Petra Mayer, die Weinkönigin 1988/89, gilt als die erste, die kein Dirndl trug. Heute sei die einzige Vorschrift von Seiten der deutschen Weinwirtschaft an ihre Repräsentantin, dass sie gerade kein Dirndl anziehen soll, sagt Reule. Gefragt sei eine moderne Fachfrau - mit Schlagfertigkeit, Eloquenz und guten Umgangsformen.

Über die Jahrzehnte hätten die Weinköniginnen ihren Hofstaat immer mehr Zuhause gelassen und reisten als Event-Managerinnen herum, sagt Junglas. Eine, die das Amt für sich nutzte, ist die jetzige stellvertretende CDU-Bundesvorsitzende Julia Klöckner. Sie traf Bundeskanzler Helmut Kohl, Sowjetpräsident Michail Gorbatschow, den südafrikanischen Präsidenten Nelson Mandela - und schenkte dem Papst einen Riesling. «Man kann als Weinkönigin vieles Neue sehr wohlwollend kennenlernen», sagt sie über ihr Amtsjahr 1995/1996.

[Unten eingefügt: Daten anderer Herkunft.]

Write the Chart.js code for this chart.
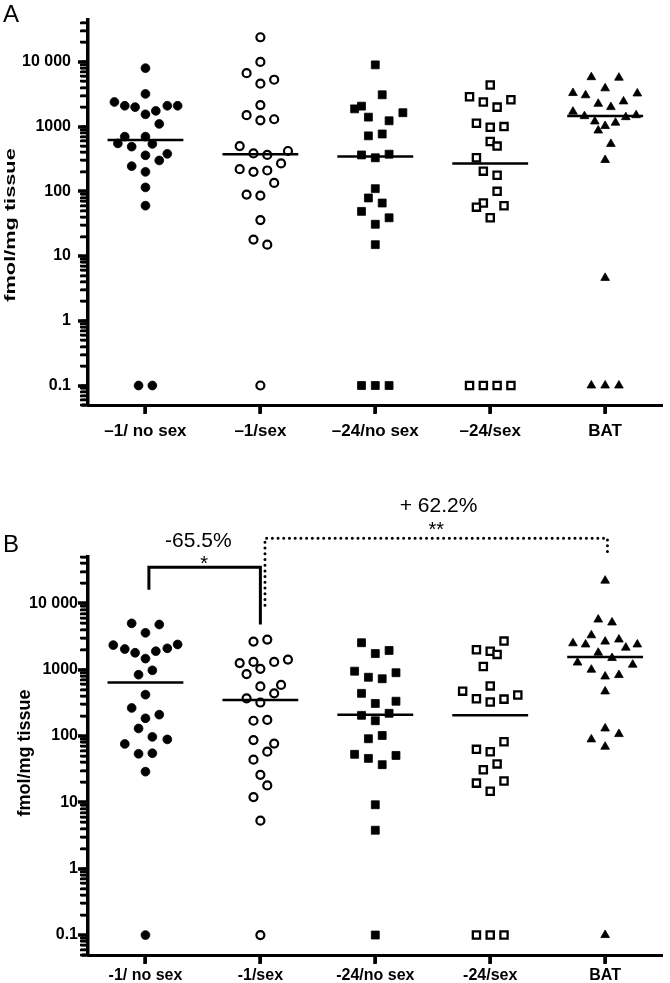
<!DOCTYPE html>
<html>
<head>
<meta charset="utf-8">
<script src="https://cdn.jsdelivr.net/npm/chart.js@4.4.1/dist/chart.umd.min.js"></script>
<style>
  html, body { margin: 0; padding: 0; background: #fff; }
  #wrap { position: relative; width: 670px; height: 983px; overflow: hidden; }
  canvas { position: absolute; left: 0; }
  #chartA { top: 0; }
  #chartB { top: 470px; }
</style>
</head>
<body>
<div id="wrap">
  <canvas id="chartA" width="670" height="450"></canvas>
  <canvas id="chartB" width="670" height="513"></canvas>
</div>
<script>
const FONT = "'Liberation Sans', Arial, Helvetica, sans-serif";

const categoriesA = ["\u20131/ no sex", "\u20131/sex", "\u201324/no sex", "\u201324/sex", "BAT"];
const categoriesB = ["-1/ no sex", "-1/sex", "-24/no sex", "-24/sex", "BAT"];
const yTickValues = [0.1, 1, 10, 100, 1000, 10000];
const yTickLabels = ["0.1", "1", "10", "100", "1000", "10 000"];

// panel A: fmol/mg tissue per animal (0.1 = not detected), jitter = horizontal spread in category units
const aNoSex1 = [8000, 3200, 2400, 2100, 2000, 1550, 1750, 2100, 2100, 1100, 700, 700, 550, 490, 540, 360, 380, 300, 245, 200, 115, 60, 0.1, 0.1];
const aNoSex1Jitter = [0, 0, -0.27, -0.18, -0.09, 0, 0.09, 0.19, 0.28, 0.12, -0.18, 0, -0.24, -0.12, 0.06, 0, 0.19, 0.12, -0.12, 0, 0, 0, -0.06, 0.06];
const aSex1 = [24000, 10000, 6700, 5300, 4600, 2150, 1500, 1250, 1300, 500, 385, 365, 420, 220, 200, 210, 270, 135, 89, 86, 36, 18, 15, 0.1];
const aSex1Jitter = [0, 0, -0.12, 0.12, 0, 0, -0.12, 0, 0.12, -0.18, -0.06, 0.06, 0.24, -0.18, -0.06, 0.06, 0.18, 0.12, -0.12, 0, 0, -0.06, 0.06, 0];
const aNoSex24 = [9000, 3100, 2070, 1880, 1640, 1400, 1230, 720, 770, 365, 330, 375, 110, 79, 66, 49, 39, 31, 15, 0.1, 0.1, 0.1];
const aNoSex24Jitter = [0, 0.06, -0.12, -0.18, 0.24, -0.06, 0.12, -0.06, 0.06, -0.12, 0, 0.12, 0, -0.06, 0.06, -0.12, 0.12, 0, 0, -0.12, 0, 0.12];
const aSex24 = [4400, 2900, 2400, 2000, 2600, 1130, 980, 1000, 590, 500, 330, 205, 177, 100, 66, 57, 60, 39, 0.1, 0.1, 0.1, 0.1];
const aSex24Jitter = [0, -0.18, -0.06, 0.06, 0.18, -0.12, 0, 0.12, 0, 0.06, -0.12, -0.06, 0.06, 0.06, -0.06, -0.12, 0.12, 0, -0.18, -0.06, 0.06, 0.18];
const aBat = [5800, 5700, 3300, 3050, 3900, 3250, 2250, 2000, 2450, 1700, 1450, 1200, 1020, 1150, 1400, 1500, 870, 540, 305, 4.6, 0.1, 0.1, 0.1];
const aBatJitter = [-0.12, 0.12, -0.28, -0.17, 0, 0.28, -0.06, 0.05, 0.16, -0.28, -0.18, -0.09, 0, 0.09, 0.18, 0.27, -0.06, 0.05, 0, 0, -0.12, 0, 0.12];
const aMedians = [620, 375, 345, 268, 1460];

// panel B
const bNoSex1 = [5000, 4800, 3600, 2350, 2050, 1800, 1470, 1900, 2100, 2400, 840, 980, 420, 265, 210, 185, 130, 97, 89, 76, 54, 55, 29, 0.1];
const bNoSex1Jitter = [-0.12, 0.12, 0, -0.28, -0.18, -0.09, 0, 0.09, 0.19, 0.28, -0.06, 0.06, 0, -0.12, 0.12, 0, -0.06, 0.06, 0.19, -0.18, -0.06, 0.06, 0, 0];
const bSex1 = [2650, 2850, 1260, 1310, 1310, 1420, 1030, 860, 560, 590, 440, 370, 320, 170, 175, 87, 77, 58, 44, 26, 18, 12, 5.3, 0.1];
const bSex1Jitter = [-0.06, 0.06, -0.18, -0.06, 0.12, 0.24, 0, -0.12, 0, 0.18, 0.12, -0.12, 0, -0.06, 0.06, -0.06, 0.12, 0.06, -0.06, 0, 0.06, -0.06, 0, 0];
const bNoSex24 = [2550, 1750, 1950, 950, 770, 730, 900, 440, 310, 335, 205, 170, 220, 91, 102, 53, 46, 37, 51, 9.2, 3.8, 0.1];
const bNoSex24Jitter = [-0.12, 0, 0.12, -0.18, -0.06, 0.06, 0.18, -0.12, 0, 0.18, -0.12, 0, 0.12, -0.06, 0.06, -0.18, -0.06, 0.06, 0.18, 0, 0, 0];
const bSex24 = [2700, 2000, 1900, 1700, 1120, 570, 475, 365, 325, 360, 415, 63, 58, 82, 31, 38, 19.5, 21, 14.7, 0.1, 0.1, 0.1];
const bSex24Jitter = [0.12, -0.12, 0, 0.06, -0.06, 0, -0.24, -0.12, 0, 0.12, 0.24, -0.12, 0, 0.12, -0.06, 0.06, -0.12, 0.12, 0, -0.12, 0, 0.12];
const bBat = [22000, 5700, 5150, 3300, 2500, 2400, 2650, 2850, 2150, 2400, 1800, 1500, 1280, 1190, 1000, 790, 830, 470, 130, 89, 107, 69, 0.1];
const bBatJitter = [0, -0.06, 0.06, -0.12, -0.28, -0.17, 0, 0.12, 0.18, 0.28, -0.06, 0.06, -0.24, 0.24, -0.12, 0, 0.12, 0, 0, -0.12, 0.12, 0, 0];
const bMedians = [640, 350, 210, 205, 1550];

// marker look per group
const markers = [
  { style: "circle", r: 4.4, bg: "#000", bw: 0.8 },
  { style: "circle", r: 4, bg: "#fff", bw: 2.2 },
  { style: "rect", r: 5.6, bg: "#000", bw: 0.8 },
  { style: "rect", r: 5.1, bg: "#fff", bw: 2.3 },
  { style: "triangle", r: 5, bg: "#000", bw: 0.8 },
];

function buildDatasets(groups, medians) {
  const ds = [];
  medians.forEach((m, i) => {
    ds.push({
      type: "line",
      data: [{ x: i - 0.33, y: m }, { x: i + 0.33, y: m }],
      borderColor: "#000",
      borderWidth: 2.5,
      pointRadius: 0,
    });
  });
  groups.forEach(([vals, jit], i) => {
    const mk = markers[i];
    ds.push({
      type: "scatter",
      data: vals.map((v, k) => ({ x: i + jit[k], y: v })),
      pointStyle: mk.style,
      pointRadius: mk.r,
      backgroundColor: mk.bg,
      borderColor: "#000",
      borderWidth: mk.bw,
    });
  });
  return ds;
}

// decade ticks plus the 2..9 minor ticks inside the axis range
function logTicks(min, max) {
  const out = [];
  for (let e = -2; e <= 4; e++) {
    for (let k = 1; k <= 9; k++) {
      const v = +(k * Math.pow(10, e)).toPrecision(6);
      if (v >= min && v <= max) out.push({ value: v, major: k === 1 });
    }
  }
  return out;
}

const decorPlugin = {
  id: "decor",
  afterDraw(chart, args, o) {
    const ctx = chart.ctx;
    const ys = chart.scales.y, xs = chart.scales.x;
    const area = chart.chartArea;
    ctx.save();
    ctx.fillStyle = "#000";
    ctx.strokeStyle = "#000";

    // tick marks as solid bars on the outside of the axes
    ys.ticks.forEach((t) => {
      const py = Math.round(ys.getPixelForValue(t.value));
      const len = t.major ? 10 : 8;
      const w = t.major ? 3.5 : 2.5;
      ctx.fillRect(area.left - len, py - w / 2, len, w);
    });
    xs.ticks.forEach((t) => {
      const px = Math.round(xs.getPixelForValue(t.value));
      ctx.fillRect(px - 1.75, area.bottom, 3.5, 9);
    });
    // x axis line runs a little past the y axis
    ctx.fillRect(area.left - 6, area.bottom - 1.5, 6, 3);

    // panel letter
    ctx.font = "24px " + FONT;
    ctx.textAlign = "left";
    ctx.textBaseline = "alphabetic";
    ctx.fillText(o.letter, 3, o.letterY);
    // y axis title
    ctx.save();
    ctx.translate(o.titleX, o.titleY);
    ctx.rotate(-Math.PI / 2);
    ctx.scale(o.titleStretch, 1);
    ctx.font = "bold " + o.titleSize + "px " + FONT;
    ctx.textAlign = "center";
    ctx.textBaseline = "middle";
    ctx.fillText("fmol/mg tissue", 0, 0);
    ctx.restore();

    if (o.annotate) {
      const xl = xs.getPixelForValue(0.03), xr = xs.getPixelForValue(1);
      const yt = ys.getPixelForValue(35000);
      ctx.lineWidth = 3;
      ctx.lineCap = "butt";
      ctx.beginPath();
      ctx.moveTo(xl, ys.getPixelForValue(16000));
      ctx.lineTo(xl, yt);
      ctx.lineTo(xr, yt);
      ctx.lineTo(xr, ys.getPixelForValue(4800));
      ctx.stroke();

      const dx1 = xs.getPixelForValue(1.04), dx2 = xs.getPixelForValue(4.02);
      const dTop = yt - 29;
      ctx.lineWidth = 3;
      ctx.lineCap = "round";
      ctx.setLineDash([0.01, 5.7]);
      ctx.beginPath();
      ctx.moveTo(dx1, ys.getPixelForValue(9400));
      ctx.lineTo(dx1, dTop);
      ctx.lineTo(dx2, dTop);
      ctx.lineTo(dx2, dTop + 15);
      ctx.stroke();
      ctx.setLineDash([]);

      ctx.textAlign = "center";
      ctx.textBaseline = "alphabetic";
      ctx.font = "21px " + FONT;
      ctx.fillText("-65.5%", xs.getPixelForValue(0.46), yt - 20);
      ctx.fillText("+ 62.2%", xs.getPixelForValue(2.55), dTop - 26);
      ctx.font = "20px " + FONT;
      ctx.fillText("*", xs.getPixelForValue(0.51), yt + 3);
      ctx.fillText("**", xs.getPixelForValue(2.53), dTop - 2);
    }
    ctx.restore();
  },
};

function makePanel(id, o) {
  return new Chart(document.getElementById(id), {
    data: { datasets: buildDatasets(o.groups, o.medians) },
    plugins: [decorPlugin],
    options: {
      responsive: false,
      animation: false,
      layout: { padding: { top: o.padTop, right: 3, left: 0, bottom: 0 } },
      scales: {
        x: {
          type: "linear",
          min: -0.5,
          max: 4.5,
          afterBuildTicks: (s) => { s.ticks = o.categories.map((c, i) => ({ value: i })); },
          afterFit: (s) => { s.height = o.xHeight; },
          ticks: {
            callback: (v, i) => o.categories[i],
            font: { family: FONT, size: o.xFont, weight: "bold" },
            color: "#000",
            padding: o.xPad,
            maxRotation: 0,
            autoSkip: false,
          },
          grid: { drawOnChartArea: false, tickLength: 8, tickWidth: 3, tickColor: "#000" },
          border: { display: true, width: 3, color: "#000" },
        },
        y: {
          type: "logarithmic",
          min: 0.05,
          max: o.yMax,
          afterBuildTicks: (s) => { s.ticks = logTicks(0.05, o.yMax); },
          afterFit: (s) => { s.width = 88; },
          ticks: {
            callback: (v) => {
              const i = yTickValues.indexOf(v);
              return i < 0 ? "" : yTickLabels[i];
            },
            font: { family: FONT, size: 16, weight: "bold" },
            color: "#000",
            padding: o.yPad,
            autoSkip: false,
          },
          grid: { drawOnChartArea: false, tickLength: 7, tickWidth: 2, tickColor: "#000" },
          border: { display: true, width: 3.5, color: "#000" },
        },
      },
      plugins: {
        legend: { display: false },
        tooltip: { enabled: false },
        decor: o.decor,
      },
    },
  });
}

makePanel("chartA", {
  groups: [[aNoSex1, aNoSex1Jitter], [aSex1, aSex1Jitter], [aNoSex24, aNoSex24Jitter], [aSex24, aSex24Jitter], [aBat, aBatJitter]],
  medians: aMedians,
  categories: categoriesA,
  yMax: 45000,
  padTop: 18,
  xHeight: 45,
  xFont: 17,
  xPad: 8,
  yPad: 10,
  decor: { letter: "A", letterY: 22, titleX: 11, titleY: 225, titleSize: 15, titleStretch: 1.45, annotate: false },
});

makePanel("chartB", {
  groups: [[bNoSex1, bNoSex1Jitter], [bSex1, bSex1Jitter], [bNoSex24, bNoSex24Jitter], [bSex24, bSex24Jitter], [bBat, bBatJitter]],
  medians: bMedians,
  categories: categoriesB,
  yMax: 50000,
  padTop: 87,
  xHeight: 28,
  xFont: 16,
  xPad: 3,
  yPad: 3,
  decor: { letter: "B", letterY: 82, titleX: 25, titleY: 283, titleSize: 18, titleStretch: 1, annotate: true },
});
</script>
</body>
</html>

Weinkönigin zu sein, sei ein gutes Training für's Leben - durch die Reisen, die vielen Treffen und die erworbene Weinexpertise, sagt Klöckner. «Ich würde jeder jungen Frau raten, das Amt wahrzunehmen. Es ist eine Riesen-Chance.» Das meint auch die jetzige Weinkönigin Josefine Schlumberger, die wie ihre Vorgängerinnen rund 200 Termine absolviert hat, manchmal auch in Jeans. «Man bewegt sich in Kreisen, zu denen man mit Anfang 20 sonst keinen Zugang hätte», sagt sie.

Schlumberger hat in Tokio, Shanghai und Peking Seminare gegeben, in Toronto vor Englisch-Muttersprachlern gesprochen und in Warschau den deutschen Wein präsentiert. Ihre Reden schreibt die 22-Jährige immer selbst - und kann auch spontan länger sprechen, wenn zum Beispiel der Landwirtschaftsminister noch nicht da ist. Auf der Bühne bewegt sie sich mittlerweile ganz natürlich. «Weinkönigin - den Titel kann man tragen wie einen Bachelor-Abschluss. Den wird man nicht los, wenn man das Studium beendet hat», sagt sie.

Wer ihre Nachfolgerin wird - darüber entscheidet auch eine Englischaufgabe im Auswahltest. Vor dieser Prüfung, wenn sie auf der Bühne auf einmal für 45 Sekunden in eine andere Sprache schalten müssen, haben die Kandidatinnen besonderen Bammel. Die Lehrerin bläut ihnen ein: Ein Burgunder ist nicht Burgundy, sondern Pinot.

Champagner kommt nur aus Frankreich, andernfalls ist Sekt immer sparkling wine. Und halbtrocken ist nicht half-dry, sondern semi-dry oder medium-dry. «Ich werde vor der Wahl noch einmal Vokabeln lernen», sagt Sandra Warzeschka von Weinanbaugebiet Saale-Unstrut.

Die jungen Frauen haben ihre jeweils eigenen Tricks und Glücksbringer. Warzeschka etwa trägt ein hölzernes Weinblatt als Kette, das ein älterer Mann ihr schnitzte, als sie zur Gebietsweinkönigin gekrönt wurde. Sarah Hulten vom Mittelrhein hat eine Handy-Hülle, in der rote Flüssigkeit in der Form eines Weinglases herumschwimmt. «Wenn ich auf einem Termin bin und alle genervt sind, nehme ich das Handy und schwenke es. Und alle lachen», sagt sie. Am großen Tag wird die besondere Handyhülle mit dabei sein.